Of course, which is why I said it, if you mostly work 100 watts anyway; but if you only need 5 or 10 watts, you can't leave the excess weight and power draw at home with a FT857; with a KX-3 you can.
It's not difficult, given time and and a simple power tool to mount the KX-3 into a frame and construct a manpack around it. If demand is high, somebody will offer it for sale or build it themselves.
I've run both QRP and high power club stations. The signal level difference between 5 and 20 or 10 and 20 is smaller than the decibel difference between 20 and 100. In the same post you manage to say "3 db can make a huge difference to the signal to noise ratio." Another contradiction you make.

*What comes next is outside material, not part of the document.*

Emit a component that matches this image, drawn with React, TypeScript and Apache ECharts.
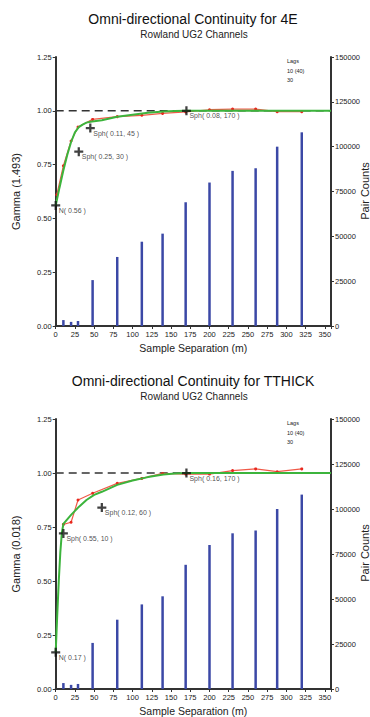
import React, { useEffect, useRef } from "react";
import * as echarts from "echarts";

// ---- data ----
const lags = [10, 20, 29, 48, 80, 112, 139, 169, 200, 230, 260, 288, 320];
const pairCounts = [3300, 2300, 2800, 25600, 38500, 47000, 51500, 69000, 80000, 86500, 88000, 100000, 108000];

const expLags4E = [1.5, 10, 20, 29, 48, 80, 112, 139, 169, 200, 230, 260, 288, 320];
const expGamma4E = [0.61, 0.745, 0.86, 0.925, 0.96, 0.973, 0.979, 0.988, 0.995, 1.005, 1.008, 1.008, 0.996, 0.996];
const modelX4E = [0, 5, 10, 15, 20, 25, 30, 35, 40, 45, 60, 80, 100, 120, 140, 155, 170, 358];
const modelG4E = [0.56, 0.644, 0.724, 0.795, 0.855, 0.9, 0.924, 0.936, 0.945, 0.949, 0.956, 0.972, 0.982, 0.991, 0.997, 0.999, 1.0, 1.0];
const markX4E = [0, 30, 45, 170];
const markG4E = [0.56, 0.81, 0.92, 1.0];
const markLbl4E = ["N( 0.56 )", "Sph( 0.25, 30 )", "Sph( 0.11, 45 )", "Sph( 0.08, 170 )"];

const expLagsTT = [10, 20, 29, 48, 80, 112, 139, 169, 200, 230, 260, 288, 320];
const expGammaTT = [0.762, 0.772, 0.875, 0.906, 0.952, 0.975, 0.998, 0.995, 0.995, 1.011, 1.019, 1.006, 1.019];
const modelXTT = [0, 2, 4, 6, 8, 10, 20, 30, 40, 50, 60, 80, 100, 120, 140, 155, 170, 358];
const modelGTT = [0.17, 0.342, 0.5, 0.632, 0.724, 0.764, 0.806, 0.843, 0.875, 0.899, 0.913, 0.945, 0.965, 0.981, 0.993, 0.998, 1.0, 1.0];
const markXTT = [0, 10, 60, 170];
const markGTT = [0.17, 0.72, 0.84, 1.0];
const markLblTT = ["N( 0.17 )", "Sph( 0.55, 10 )", "Sph( 0.12, 60 )", "Sph( 0.16, 170 )"];

const titles = ["Omni-directional Continuity for 4E", "Omni-directional Continuity for TTHICK"];
const subtitle = "Rowland UG2 Channels";
const gammaNames = ["Gamma (1.493)", "Gamma (0.018)"];
const pairName = "Pair Counts";
const lagsText = ["Lags", "10 (40)", "30"];

const FONT = "Liberation Sans, Arial, sans-serif";
const AXIS = "#333333";

export default function App() {
  const ref = useRef<HTMLDivElement>(null);
  useEffect(() => {
    if (!ref.current) return;
    const chart = echarts.init(ref.current, undefined, { renderer: "svg" });

    const grids = [
      { left: 55.7, top: 57, width: 275.3, height: 269 },
      { left: 55.7, top: 419, width: 275.3, height: 270 },
    ];
    const axisLine = { show: true, lineStyle: { color: AXIS, width: 2 } };
    const axisTick = { show: true, length: 3, lineStyle: { color: AXIS, width: 1 } };
    const lbl = { fontSize: 7.5, color: "#222", fontFamily: FONT };

    const xAxes = grids.map((_, i) => ({
      type: "value",
      gridIndex: i,
      min: 0,
      max: 358,
      interval: 25,
      name: "Sample Separation (m)",
      nameLocation: "middle",
      nameGap: 16,
      nameTextStyle: { fontSize: 10.5, color: "#222", fontFamily: FONT },
      axisLine,
      axisTick,
      splitLine: { show: false },
      axisLabel: { ...lbl, margin: 4, formatter: (v: number) => (v % 25 === 0 ? String(v) : "") },
    }));

    const yAxes: any[] = [];
    grids.forEach((_, i) => {
      yAxes.push({
        type: "value",
        gridIndex: i,
        min: 0,
        max: 1.25,
        interval: 0.25,
        position: "left",
        name: gammaNames[i],
        nameLocation: "middle",
        nameGap: 34,
        nameRotate: 90,
        nameTextStyle: { fontSize: 11, color: "#222", fontFamily: FONT },
        axisLine,
        axisTick,
        splitLine: { show: false },
        axisLabel: { ...lbl, margin: 4, formatter: (v: number) => v.toFixed(2) },
      });
      yAxes.push({
        type: "value",
        gridIndex: i,
        min: 0,
        max: 150000,
        interval: 25000,
        position: "right",
        axisLine,
        axisTick,
        splitLine: { show: false },
        axisLabel: { ...lbl, margin: 4, formatter: (v: number) => String(v) },
      });
    });

    const sets = [
      { ex: expLags4E, eg: expGamma4E, mx: modelX4E, mg: modelG4E, kx: markX4E, kg: markG4E, kl: markLbl4E },
      { ex: expLagsTT, eg: expGammaTT, mx: modelXTT, mg: modelGTT, kx: markXTT, kg: markGTT, kl: markLblTT },
    ];

    const series: any[] = [];
    sets.forEach((s, i) => {
      series.push({
        type: "bar",
        xAxisIndex: i,
        yAxisIndex: i * 2 + 1,
        barWidth: 2.5,
        itemStyle: { color: "#3b48a6" },
        data: lags.map((x, k) => [x, pairCounts[k]]),
        z: 1,
      });
      series.push({
        type: "line",
        xAxisIndex: i,
        yAxisIndex: i * 2,
        data: [[0, 1], [358, 1]],
        symbol: "none",
        lineStyle: { color: "#333", width: 1.5, type: [8, 5] },
        z: 2,
      });
      series.push({
        type: "line",
        xAxisIndex: i,
        yAxisIndex: i * 2,
        data: s.ex.map((x, k) => [x, s.eg[k]]),
        symbol: "circle",
        symbolSize: 3,
        itemStyle: { color: "#e8281e" },
        lineStyle: { color: "#f05a48", width: 1.2 },
        z: 3,
      });
      series.push({
        type: "line",
        xAxisIndex: i,
        yAxisIndex: i * 2,
        data: s.mx.map((x, k) => [x, s.mg[k]]),
        symbol: "none",
        lineStyle: { color: "#3cb43c", width: 2 },
        z: 4,
      });
      series.push({
        type: "scatter",
        xAxisIndex: i,
        yAxisIndex: i * 2,
        symbol: "path://M3,0H5V3H8V5H5V8H3V5H0V3H3Z",
        symbolSize: 9,
        itemStyle: { color: "#111" },
        data: s.kx.map((x, k) => ({ value: [x, s.kg[k]], name: s.kl[k] })),
        label: {
          show: true,
          position: [7.5, 6],
          align: "left",
          verticalAlign: "top",
          formatter: (p: any) => p.name,
          fontSize: 7,
          fontFamily: FONT,
          color: "#1a1a1a",
        },
        z: 5,
      });
    });

    const graphic: any[] = [];
    [0, 362].forEach((dy, i) => {
      graphic.push({
        type: "text",
        x: 193,
        y: 18.5 + dy,
        style: { text: titles[i], font: `14px ${FONT}`, fill: "#111", align: "center", verticalAlign: "middle" },
      });
      graphic.push({
        type: "text",
        x: 194,
        y: 34 + dy,
        style: { text: subtitle, font: `10px ${FONT}`, fill: "#222", align: "center", verticalAlign: "middle" },
      });
      graphic.push({
        type: "text",
        x: 364.5,
        y: 191 + dy,
        rotation: Math.PI / 2,
        style: { text: pairName, font: `11px ${FONT}`, fill: "#222", align: "center", verticalAlign: "middle" },
      });
      lagsText.forEach((t, k) => {
        graphic.push({
          type: "text",
          x: 287,
          y: 61 + k * 9.5 + dy,
          style: { text: t, font: `5.5px ${FONT}`, fill: "#222", align: "left", verticalAlign: "middle" },
        });
      });
    });

    chart.setOption({
      animation: false,
      backgroundColor: "#fff",
      grid: grids,
      xAxis: xAxes,
      yAxis: yAxes,
      series,
      graphic,
    });
    return () => chart.dispose();
  }, []);

  return (
    <div
      ref={ref}
      style={{ position: "absolute", left: 0, top: 0, width: 370, height: 717, background: "#fff" }}
    />
  );
}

The reason I personally wouldn't bother with anything less than a 50 or 100 watt PA, is that I would want the extra weight to have a noticeable effect, at least an order of magnitude.
I see you're worried about too much cable salad - but some HF manpacks are indeed constructed as modules and since the KX-3 is a kit, you could also just buy a bigger enclosure, mount your PA stage inside it, and cut holes in it for the connectors. But you'd still have to make the same electronic connections inside this box, and then the question arises - why not just mount a K3 and and a battery on a pack frame and call it a day? I mean since milspec ruggedness isn't something you care about in a military manpack?

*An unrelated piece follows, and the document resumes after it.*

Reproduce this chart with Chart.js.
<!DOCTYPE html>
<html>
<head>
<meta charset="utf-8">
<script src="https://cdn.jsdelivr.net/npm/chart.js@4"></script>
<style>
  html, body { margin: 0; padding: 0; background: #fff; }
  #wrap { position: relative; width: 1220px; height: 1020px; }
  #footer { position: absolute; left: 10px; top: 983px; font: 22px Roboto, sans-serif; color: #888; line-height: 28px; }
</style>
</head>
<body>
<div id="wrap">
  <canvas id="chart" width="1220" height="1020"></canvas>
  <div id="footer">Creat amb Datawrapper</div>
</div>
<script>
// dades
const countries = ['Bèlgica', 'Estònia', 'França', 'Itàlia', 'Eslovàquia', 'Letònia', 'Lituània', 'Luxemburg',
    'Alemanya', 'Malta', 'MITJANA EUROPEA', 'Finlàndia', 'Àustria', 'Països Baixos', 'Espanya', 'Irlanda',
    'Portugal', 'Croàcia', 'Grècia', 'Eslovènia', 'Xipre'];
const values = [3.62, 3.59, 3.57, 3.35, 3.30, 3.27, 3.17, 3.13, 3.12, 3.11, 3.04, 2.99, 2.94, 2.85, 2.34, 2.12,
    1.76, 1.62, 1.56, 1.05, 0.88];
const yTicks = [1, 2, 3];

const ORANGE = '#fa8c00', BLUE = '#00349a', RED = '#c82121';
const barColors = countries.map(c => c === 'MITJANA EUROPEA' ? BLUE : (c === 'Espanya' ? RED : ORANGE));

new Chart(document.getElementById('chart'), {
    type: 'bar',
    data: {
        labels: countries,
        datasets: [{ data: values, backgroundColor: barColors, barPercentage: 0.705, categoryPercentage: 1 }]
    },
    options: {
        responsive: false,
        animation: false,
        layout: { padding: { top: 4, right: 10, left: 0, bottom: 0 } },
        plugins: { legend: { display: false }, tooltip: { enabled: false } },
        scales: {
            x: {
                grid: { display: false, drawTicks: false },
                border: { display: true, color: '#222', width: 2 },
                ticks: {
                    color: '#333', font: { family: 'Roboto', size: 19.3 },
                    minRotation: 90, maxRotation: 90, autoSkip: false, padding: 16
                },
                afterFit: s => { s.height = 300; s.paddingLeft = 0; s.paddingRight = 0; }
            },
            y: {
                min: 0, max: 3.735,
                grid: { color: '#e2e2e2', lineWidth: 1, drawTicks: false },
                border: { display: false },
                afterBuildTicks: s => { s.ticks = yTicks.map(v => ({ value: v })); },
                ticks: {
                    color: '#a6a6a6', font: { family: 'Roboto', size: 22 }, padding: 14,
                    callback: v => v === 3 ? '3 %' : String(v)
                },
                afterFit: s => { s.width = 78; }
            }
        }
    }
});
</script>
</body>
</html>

Citation needed. You claimed that the military found a 20 watt HF manpack on SSB to be enough for dependable communications (documentation which you haven't shown). You seem to reject that a manpack user would have different communications requirements and circumstances and than a backpacking radio amateur.

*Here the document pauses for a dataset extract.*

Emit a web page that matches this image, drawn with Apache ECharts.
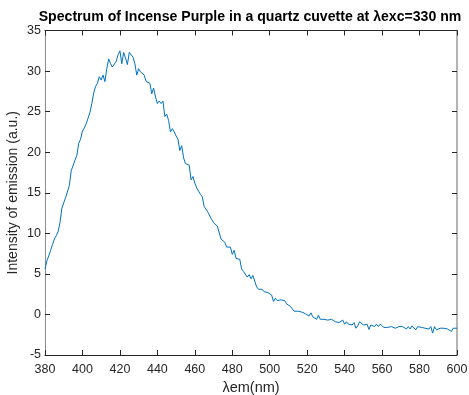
<!DOCTYPE html>
<html>
<head>
<meta charset="utf-8">
<script src="https://cdn.jsdelivr.net/npm/echarts@6/dist/echarts.min.js"></script>
<style>
  html, body { margin: 0; padding: 0; background: #ffffff; }
  #chart { width: 469px; height: 395px; }
</style>
</head>
<body>
<div id="chart"></div>
<script>
// Emission wavelengths (nm)
const wavelengths = [
  380, 381, 382, 383, 384, 385, 386, 387, 388, 389, 390, 391, 392, 393, 394, 395, 396, 397, 398, 399,
  400, 401, 402, 403, 404, 405, 406, 407, 408, 409, 410, 411, 412, 413, 414, 415, 416, 417, 418, 419,
  420, 421, 422, 423, 424, 425, 426, 427, 428, 429, 430, 431, 432, 433, 434, 435, 436, 437, 438, 439,
  440, 441, 442, 443, 444, 445, 446, 447, 448, 449, 450, 451, 452, 453, 454, 455, 456, 457, 458, 459,
  460, 461, 462, 463, 464, 465, 466, 467, 468, 469, 470, 471, 472, 473, 474, 475, 476, 477, 478, 479,
  480, 481, 482, 483, 484, 485, 486, 487, 488, 489, 490, 491, 492, 493, 494, 495, 496, 497, 498, 499,
  500, 501, 502, 503, 504, 505, 506, 507, 508, 509, 510, 511, 512, 513, 514, 515, 516, 517, 518, 519,
  520, 521, 522, 523, 524, 525, 526, 527, 528, 529, 530, 531, 532, 533, 534, 535, 536, 537, 538, 539,
  540, 541, 542, 543, 544, 545, 546, 547, 548, 549, 550, 551, 552, 553, 554, 555, 556, 557, 558, 559,
  560, 561, 562, 563, 564, 565, 566, 567, 568, 569, 570, 571, 572, 573, 574, 575, 576, 577, 578, 579,
  580, 581, 582, 583, 584, 585, 586, 587, 588, 589, 590, 591, 592, 593, 594, 595, 596, 597, 598, 599,
  600
];

// Emission intensity (a.u.)
const intensity = [
  5.6, 6.6, 7.2, 7.9, 8.6, 9.3, 9.7, 10.2, 11.3, 13.1, 13.2, 14.4, 14.6, 15.9, 17.7, 17.9, 19.0, 19.6, 21.1, 21.6,
  22.6, 23.0, 23.5, 24.2, 24.9, 26.0, 27.3, 28.1, 28.5, 29.3, 28.9, 29.5, 28.7, 30.3, 31.5, 30.9, 30.5, 30.6, 31.2, 32.0,
  32.5, 30.9, 32.3, 31.6, 30.8, 32.3, 32.1, 31.7, 30.9, 29.5, 30.3, 29.9, 29.8, 29.5, 28.7, 28.5, 28.5, 27.2, 27.9, 26.8,
  26.0, 26.3, 26.0, 26.3, 24.4, 24.7, 23.9, 22.5, 22.9, 22.5, 22.0, 21.6, 20.2, 20.8, 19.3, 18.6, 18.5, 18.4, 16.6, 17.0,
  16.2, 15.6, 15.2, 14.8, 14.5, 13.3, 13.2, 12.6, 12.7, 11.7, 11.3, 11.1, 10.9, 11.1, 9.3, 9.5, 8.9, 8.3, 8.1, 8.3,
  7.4, 7.9, 6.9, 6.8, 6.8, 5.6, 5.3, 5.1, 4.6, 4.9, 4.4, 4.8, 4.7, 3.4, 3.1, 3.0, 3.1, 2.8, 3.0, 2.7,
  2.5, 2.4, 1.6, 2.0, 1.7, 1.9, 1.8, 1.6, 1.7, 1.3, 1.2, 1.0, 0.8, 0.4, 0.4, 0.4, 0.4, 0.3, 0.2, 0.1,
  -0.1, -0.2, 0.2, -0.3, -0.5, -0.6, -0.1, -0.6, -0.8, -0.6, -0.6, -0.7, -0.6, -0.6, -0.8, -0.9, -1.0, -1.0, -0.8, -0.7,
  -1.2, -0.9, -1.2, -1.0, -1.3, -1.0, -1.7, -1.4, -0.9, -1.1, -1.3, -1.5, -1.2, -1.85, -1.3, -1.1, -1.5, -1.2, -1.5, -1.2,
  -1.3, -1.6, -1.5, -1.6, -1.7, -1.5, -1.4, -1.7, -1.6, -1.5, -1.7, -1.5, -1.6, -1.8, -1.5, -1.8, -1.4, -1.6, -1.9, -1.5,
  -1.3, -1.6, -1.7, -1.7, -1.7, -1.8, -1.5, -2.3, -1.5, -1.9, -1.8, -1.7, -1.8, -1.7, -1.9, -1.8, -1.7, -2.1, -1.7, -1.5,
  -1.7
];

// Axis ranges and tick spacing
const xRange = [380, 600];
const xStep = 20;
const yRange = [-5, 35];
const yStep = 5;

const titleText = 'Spectrum of Incense Purple in a quartz cuvette at \u03bbexc=330 nm';
const xLabel = '\u03bbem(nm)';
const yLabel = 'Intensity of emission (a.u.)';

const seriesData = wavelengths.map((w, i) => [w, intensity[i]]);

const FONT = 'Liberation Sans, Arial, Helvetica, sans-serif';
const AXIS_DARK = '#262626';

const chart = echarts.init(document.getElementById('chart'), null, { renderer: 'canvas' });

const tickInside = { show: true, inside: true, length: 5, lineStyle: { color: AXIS_DARK, width: 1 } };

chart.setOption({
  animation: false,
  backgroundColor: '#ffffff',
  // Title centred over the plot box
  graphic: [
    {
      type: 'text',
      x: 250,
      y: 17,
      style: {
        text: titleText,
        align: 'center',
        verticalAlign: 'middle',
        font: 'bold 14.1px ' + FONT,
        fill: '#000000'
      }
    }
  ],
  grid: { left: 45, right: 12, top: 30.5, bottom: 40, containLabel: false, outerBoundsMode: 'none' },
  xAxis: [
    {
      type: 'value', position: 'bottom',
      min: xRange[0], max: xRange[1], interval: xStep,
      name: xLabel, nameLocation: 'middle', nameGap: 25,
      nameTextStyle: { fontFamily: FONT, fontSize: 14.5, color: AXIS_DARK },
      axisLine: { show: true, onZero: false, lineStyle: { color: AXIS_DARK, width: 1 } },
      axisTick: tickInside,
      axisLabel: { fontFamily: FONT, fontSize: 12.5, color: AXIS_DARK, margin: 8 },
      splitLine: { show: false }
    },
    {
      type: 'value', position: 'top',
      min: xRange[0], max: xRange[1], interval: xStep,
      axisLine: { show: true, onZero: false, lineStyle: { color: AXIS_DARK, width: 1 } },
      axisTick: tickInside,
      axisLabel: { show: false },
      splitLine: { show: false }
    }
  ],
  yAxis: [
    {
      type: 'value', position: 'left',
      min: yRange[0], max: yRange[1], interval: yStep,
      name: yLabel, nameLocation: 'middle', nameGap: 25, nameMoveOverlap: false,
      nameTextStyle: { fontFamily: FONT, fontSize: 14, color: AXIS_DARK },
      axisLine: { show: true, onZero: false, lineStyle: { color: '#8c8c8c', width: 1 } },
      axisTick: tickInside,
      axisLabel: { fontFamily: FONT, fontSize: 12.5, color: AXIS_DARK, margin: 4 },
      splitLine: { show: false }
    },
    {
      type: 'value', position: 'right',
      min: yRange[0], max: yRange[1], interval: yStep,
      axisLine: { show: true, onZero: false, lineStyle: { color: '#b4b4b4', width: 2 } },
      axisTick: tickInside,
      axisLabel: { show: false },
      splitLine: { show: false }
    }
  ],
  series: [
    {
      type: 'line',
      xAxisIndex: 0,
      yAxisIndex: 0,
      data: seriesData,
      showSymbol: false,
      symbol: 'none',
      lineStyle: { color: '#0072BD', width: 1 },
      itemStyle: { color: '#0072BD' }
    }
  ]
});
</script>
</body>
</html>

As far as I know, they use encryption, frequency jumping and digital communication with power-efficient modes, and can use external amplifiers if they want. For longer distance communications they are limited by the same propagation that HF amateurs are limited by, but thanks to relays, they aren't necessarily dependent on a dependable HF path from point A to point B to exist, but can communicate via various ground stations, naval vessels, E-8 JSTARS

Sure, but they don't exclusively rely on SSB manpacks.

When did they start type-approving them? I haven't kept current on that it seems.

It is possible to learn to hand-solder surface mount components, but you're right since the K2 does not use surface mount components (except for the DSP option) it is easier to repair.